著者:宇山孝人
言語:日本語
<序 より>
戦国時代と近世社会の違いは何か。
第一は、乱世から泰平の世へ移行したことである。豊臣秀吉は、強大な軍事力を持ち、関白として天皇権威を背景に「惣無事」政策を展開し、個別領主間の私闘を禁じ、天下統一を果たした。そして、自力救済から他力救済社会への移行を方向づけた。徳川家康は幕府を開設し、公儀として法に基づく秩序化を図り、裁判による紛争解決の実現をめざし、江戸時代は法度支配の社会となった。
第二は、兵農分離が原則的に確立したことである。戦国時代、農村には地侍・土豪など、農業経営をしながら武器を携え家臣も有する、武士とも百姓とも分け難い者が多数存在していた。これらを峻別する役割を果たしたのが、太閤検地をはじめとする検地である。検知は一村単位に実施し、検地庁に登録された者は百姓身分として年貢負担者に定められた。

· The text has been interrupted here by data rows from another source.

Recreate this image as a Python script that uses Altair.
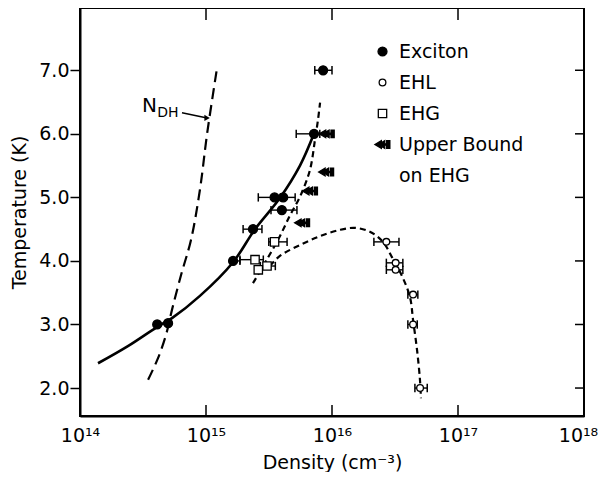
import altair as alt
import pandas as pd

FONT = "DejaVu Sans"
W, H = 504, 408

# ---------------- data ----------------
# Exciton (filled circles)
exc_density = [4.1e14, 5.0e14, 1.64e15, 2.36e15, 4.0e15, 3.5e15, 4.1e15, 7.2e15, 8.5e15]
exc_temp = [3.0, 3.02, 4.0, 4.5, 4.8, 5.0, 5.0, 6.0, 7.0]
exc_lo = [None, None, 1.64e15, 1.97e15, 3.28e15, 2.6e15, 3.6e15, 5.2e15, 7.3e15]
exc_hi = [None, None, 1.86e15, 2.78e15, 5.27e15, 3.9e15, 5.1e15, 8.0e15, 1.0e16]

# EHL (open circles)
ehl_density = [2.7e16, 3.2e16, 3.2e16, 4.4e16, 4.4e16, 5.0e16]
ehl_temp = [4.3, 3.97, 3.86, 3.47, 3.0, 2.0]
ehl_lo = [2.15e16, 2.7e16, 2.7e16, 4.0e16, 4.0e16, 4.55e16]
ehl_hi = [3.4e16, 3.65e16, 3.65e16, 4.8e16, 4.75e16, 5.7e16]

# EHG (open squares)
ehg_density = [3.5e15, 2.45e15, 3.05e15, 2.6e15]
ehg_temp = [4.3, 4.02, 3.92, 3.86]
ehg_lo = [3.15e15, 1.86e15, 2.7e15, None]
ehg_hi = [4.4e15, 2.85e15, 3.55e15, None]

# Upper bound on EHG (arrows)
ub_density = [9.1e15, 9.0e15, 6.7e15, 5.8e15]
ub_temp = [6.0, 5.4, 5.1, 4.6]

# Curves
exc_curve_density = [1.39e14, 2.40e14, 4.08e14, 5.37e14, 8.95e14, 1.64e15, 2.45e15, 3.86e15, 5.57e15, 7.19e15]
exc_curve_temp = [2.39, 2.66, 2.96, 3.10, 3.45, 3.98, 4.50, 4.99, 5.50, 6.0]

ndh_density = [3.47e14, 4.16e14, 4.82e14, 5.37e14, 6.34e14, 7.60e14, 8.95e14, 1.02e15, 1.22e15]
ndh_temp = [2.13, 2.47, 2.84, 3.23, 3.78, 4.33, 5.12, 6.0, 7.02]

ehg_curve_density = [2.36e15, 3.10e15, 3.86e15, 4.65e15, 5.57e15, 6.68e15, 7.33e15, 7.74e15, 8.04e15]
ehg_curve_temp = [3.65, 4.05, 4.39, 4.72, 5.01, 5.43, 5.91, 6.22, 6.49]

ehl_curve_density = [3.22e15, 3.86e15, 5.57e15, 8.04e15, 1.16e16, 1.52e16, 2.00e16, 2.54e16,
                     2.99e16, 3.60e16, 4.16e16, 4.40e16, 4.73e16, 4.99e16, 5.08e16]
ehl_curve_temp = [3.92, 4.08, 4.25, 4.39, 4.49, 4.52, 4.46, 4.30, 4.06, 3.76, 3.43, 3.07, 2.60, 2.13, 1.84]

# N_DH annotation
ndh_label_density = [3.1e14]
ndh_label_temp = [6.35]
ndh_sub_density = [4.1e14]
ndh_sub_temp = [6.27]
ndh_leader_density = [6.45e14, 1.02e15]
ndh_leader_temp = [6.33, 6.25]

# Axis ticks
x_labels = [1e14, 1e15, 1e16, 1e17, 1e18]
x_inner_ticks = [1e15, 1e16, 1e17]
y_ticks = [2, 3, 4, 5, 6, 7]

kinds = ["Exciton", "EHL", "EHG", "Upper Bound", "on EHG"]
ARROW = ("M-1,0L-0.15,-0.5L-0.15,0.5Z M-0.55,0L0.3,-0.5L0.3,0.5Z "
         "M0.3,-0.09L0.95,-0.09L0.95,0.09L0.3,0.09Z "
         "M0.55,-0.5L0.68,-0.5L0.68,0.5L0.55,0.5Z M0.84,-0.5L0.97,-0.5L0.97,0.5L0.84,0.5Z")

# ---------------- tables ----------------
pts = pd.concat([
    pd.DataFrame({"density": exc_density, "temp": exc_temp, "lo": exc_lo, "hi": exc_hi, "kind": "Exciton"}),
    pd.DataFrame({"density": ehl_density, "temp": ehl_temp, "lo": ehl_lo, "hi": ehl_hi, "kind": "EHL"}),
    pd.DataFrame({"density": ehg_density, "temp": ehg_temp, "lo": ehg_lo, "hi": ehg_hi, "kind": "EHG"}),
    pd.DataFrame({"density": ub_density, "temp": ub_temp, "lo": None, "hi": None, "kind": "Upper Bound"}),
], ignore_index=True)
pts["lo"] = pd.to_numeric(pts["lo"])
pts["hi"] = pd.to_numeric(pts["hi"])
err = pts.dropna(subset=["lo"])
caps = err.melt(id_vars=["temp", "kind"], value_vars=["lo", "hi"], value_name="end")


def curve(name, d, t):
    return pd.DataFrame({"density": d, "temp": t, "curve": name, "i": list(range(len(d)))})


exc_curve = curve("exc", exc_curve_density, exc_curve_temp)
ndh_curve = curve("ndh", ndh_density, ndh_temp)
dash_curves = pd.concat([curve("ehg", ehg_curve_density, ehg_curve_temp),
                         curve("ehl", ehl_curve_density, ehl_curve_temp)], ignore_index=True)

# ---------------- scales / axes ----------------
xs = alt.Scale(type="log", domain=[1e14, 1e18], nice=False)
ys = alt.Scale(domain=[1.56, 7.98], nice=False, zero=False)

label_expr = ("datum.value < 5e14 ? '10¹⁴' : datum.value < 5e15 ? '10¹⁵' : "
              "datum.value < 5e16 ? '10¹⁶' : datum.value < 5e17 ? '10¹⁷' : '10¹⁸'")
xaxis = alt.Axis(values=x_labels, ticks=False, labelExpr=label_expr, labelFlush=False,
                 labelOverlap=False, labelFont=FONT, labelFontSize=19, labelColor="black",
                 labelOffset={"condition": {"test": "datum.value > 5e17", "value": -6}, "value": 0},
                 labelPadding=10, domainColor="black", domainWidth=2, grid=False,
                 title="Density (cm⁻³)", titleFont=FONT, titleFontSize=19,
                 titleFontWeight="normal", titleColor="black", titlePadding=8)
yaxis = alt.Axis(values=y_ticks, format=".1f", tickSize=10, tickWidth=1.5, tickColor="black",
                 labelFont=FONT, labelFontSize=19, labelColor="black", labelPadding=1,
                 domainColor="black", domainWidth=2, grid=False,
                 title="Temperature (K)", titleFont=FONT, titleFontSize=19,
                 titleFontWeight="normal", titleColor="black", titlePadding=9)


def X(f):
    return alt.X(f, type="quantitative", scale=xs, axis=xaxis)


def Y(f):
    return alt.Y(f, type="quantitative", scale=ys, axis=yaxis)


legend = alt.Legend(title=None, orient="none", legendX=293, legendY=34, padding=0,
                    labelFont=FONT, labelFontSize=19, labelColor="black", labelOffset=7,
                    rowPadding=11, symbolStrokeWidth=1.3)

# ---------------- layers ----------------
solid = alt.Chart(exc_curve).mark_line(color="black", strokeWidth=2.6, interpolate="catmull-rom").encode(
    x=X("density"), y=Y("temp"), order="i:Q")
ndh = alt.Chart(ndh_curve).mark_line(color="black", strokeWidth=2.2, strokeDash=[11, 6],
                                     interpolate="catmull-rom").encode(
    x=X("density"), y=Y("temp"), order="i:Q")
dashed = alt.Chart(dash_curves).mark_line(color="black", strokeWidth=2.2, strokeDash=[6, 4],
                                          interpolate="catmull-rom").encode(
    x=X("density"), y=Y("temp"), detail="curve:N", order="i:Q")

bars = alt.Chart(err).mark_rule(color="black", strokeWidth=1.4).encode(
    x=X("lo"), x2="hi:Q", y=Y("temp"))
capm = alt.Chart(caps).mark_point(shape="M0,-1L0,1", size=70, color="black", strokeWidth=1.5,
                                  filled=False, opacity=1).encode(x=X("end"), y=Y("temp"))

points = alt.Chart(pts).mark_point(filled=True, strokeWidth=1.3, opacity=1).encode(
    x=X("density"), y=Y("temp"),
    shape=alt.Shape("kind:N", scale=alt.Scale(domain=kinds, range=["circle", "circle", "square", ARROW, "M0,0"]),
                    legend=legend),
    fill=alt.Fill("kind:N", scale=alt.Scale(domain=kinds, range=["black", "white", "white", "black", "transparent"]),
                  legend=legend),
    stroke=alt.Stroke("kind:N", scale=alt.Scale(domain=kinds, range=["black", "black", "black", "black", "transparent"]),
                      legend=legend),
    size=alt.Size("kind:N", scale=alt.Scale(type="ordinal", domain=kinds, range=[80, 45, 70, 230, 0]),
                  legend=legend),
)

lab_n = alt.Chart(pd.DataFrame({"d": ndh_label_density, "t": ndh_label_temp, "s": ["N"]})).mark_text(
    font=FONT, fontSize=20, align="left", baseline="alphabetic", color="black").encode(
    x=X("d"), y=Y("t"), text="s:N")
lab_dh = alt.Chart(pd.DataFrame({"d": ndh_sub_density, "t": ndh_sub_temp, "s": ["DH"]})).mark_text(
    font=FONT, fontSize=14, align="left", baseline="alphabetic", color="black").encode(
    x=X("d"), y=Y("t"), text="s:N")
leader_df = pd.DataFrame({"d": ndh_leader_density, "t": ndh_leader_temp, "i": [0, 1]})
leader = alt.Chart(leader_df).mark_line(color="black", strokeWidth=1.5).encode(
    x=X("d"), y=Y("t"), order="i:Q")
leader_tip = alt.Chart(leader_df.tail(1)).mark_point(shape="triangle-right", size=40, filled=True,
                                                    color="black", opacity=1).encode(
    x=X("d"), y=Y("t"))

# inward frame ticks
xt = pd.DataFrame({"v": x_inner_ticks})
yt = pd.DataFrame({"v": y_ticks})
bottom_ticks = alt.Chart(xt).mark_rule(color="black", strokeWidth=1.5).encode(
    x=X("v"), y=alt.value(H), y2=alt.value(H - 11))
top_ticks = alt.Chart(xt).mark_rule(color="black", strokeWidth=1.5).encode(
    x=X("v"), y=alt.value(0), y2=alt.value(12))
right_ticks = alt.Chart(yt).mark_rule(color="black", strokeWidth=1.5).encode(
    y=Y("v"), x=alt.value(W), x2=alt.value(W - 9))

chart = alt.layer(
    bottom_ticks, top_ticks, right_ticks,
    ndh, dashed, solid, bars, capm, points, lab_n, lab_dh, leader, leader_tip,
).properties(
    width=W, height=H,
    autosize=alt.AutoSizeParams(type="none"),
    padding={"left": 72, "top": 0, "right": 14, "bottom": 56},
    background="white",
).configure_view(stroke="black", strokeWidth=2)

chart.save("out.html", embed_options={"renderer": "svg", "actions": False})
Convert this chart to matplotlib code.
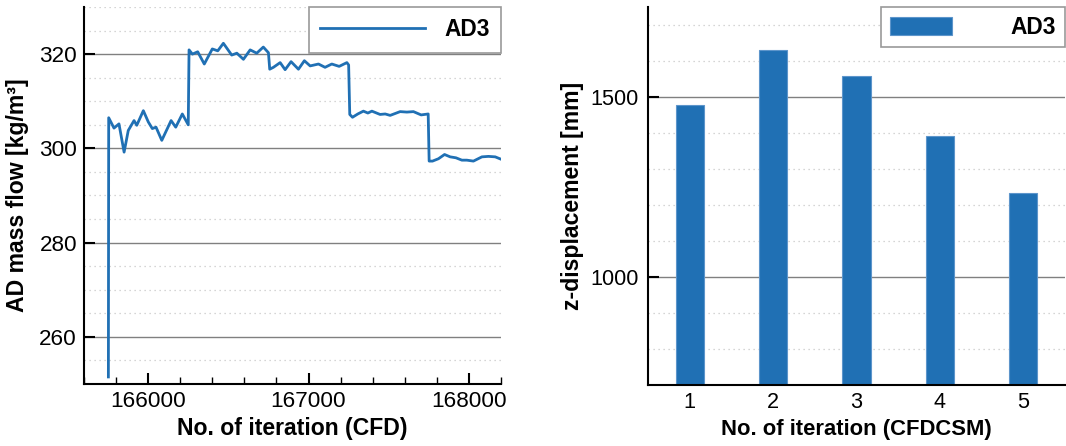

検知は一村ごとに実施されたために、村の境界を定める村切りが行なわれ、近世村落の範囲が確定していった。その結果、庄・郷・保・村などの行政単位は、村(浦・山・谷を含む)という小単位に変更されていった。この兵農分離の結果、武士と商人が住む城下町と百姓が住む近世村落に区分された。
第三は、貫高制から石高制に移行したことである。貫高制とは土地の面積を銭納年貢高であらわし、年貢・軍役等の賦課基準としたものである。この貫高制に対し石高制とは、土地の生産力を米の標準収穫量に換算表示し、年貢・軍役等の賦課基準としたものである。この貫高制から石高制への移行も太閤検地等の検知により実現した。
第四は、村落における農業経営の主体が家父長制的複合大家族経営から小農経営に移行したことである。兵農分離、太閤検地、戦乱の終結、さらには寛永の飢饉などによって、小農自立が進行し、家父長制的複合大家族経営からより生産性の高い小農経営主体の村落構造となった。
本書は、以上に述べたような近世社会の要素が、阿波でどのように実現されたかを明らかにしようと試みた筆者の論考を収録したものである。